Make sure that network ports that you choose are open. We recommend that you use the default ports (4440
, 4441
, 4443
, 6440
) Also, the nodes have to be able to communicate with ZooKeeper.
Note: This simple tutorial sets up a cluster without any security controls. You should restrict network access to these ports using other means (like a firewall or NAT) to prevent your cluster being open to the world.
2. Set up a ZooKeeper ensemble
LogDevice requires ZooKeeper in order to store minimal per-log metadata accessed during sequencer activation and failover. ZooKeeper can also be used as a mechanism for distributing the config file (see the Configuration section below).

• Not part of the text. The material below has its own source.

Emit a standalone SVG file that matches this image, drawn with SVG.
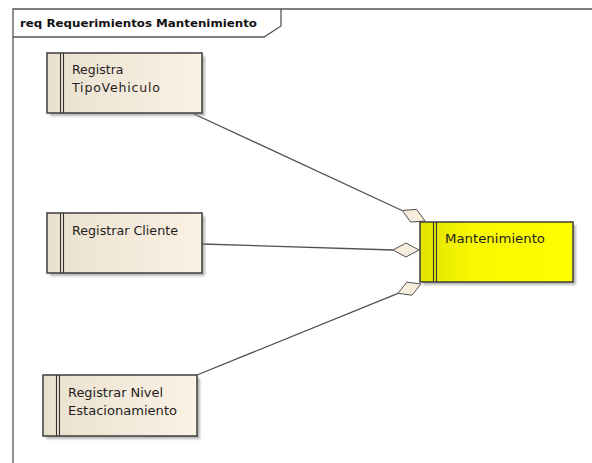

You can re-use an existing ZooKeeper ensemble, or create a new one. Different LogDevice clusters can use the same ZooKeeper ensemble as long as they have different values in the
cluster
attribute in the LogDevice configuration file.
You can run ZooKeeper on the same system as LogDevice or on separate hardware. For best results, latency from the LogDevice cluster to the ZooKeeper ensemble should be minimal. However, LogDevice doesn't communicate with ZooKeeper outside of config loading / sequencer activation / failover scenarios, so having higher latency to ZooKeeper shouldn't affect performance in steady state.
You can find a tutorial online on how to set up a proper Zookeeper ensemble. Note that if the metadata in the ZooKeeper ensemble is lost, the data in the cluster will be corrupted and unreadable.
Unsafe single-node ZooKeeper setup on Ubuntu
If you are just setting up a test LogDevice cluster and are OK with it becoming unusable and losing all your data if you lose your ZooKeeper node, you can set up a single-node Zookeeper ensemble easily on Ubuntu by running this:
sudo apt-get update && sudo apt-get install zookeeper zookeeperd
3. Distribute LogDevice to the servers
You can use the Docker image or build LogDevice yourself.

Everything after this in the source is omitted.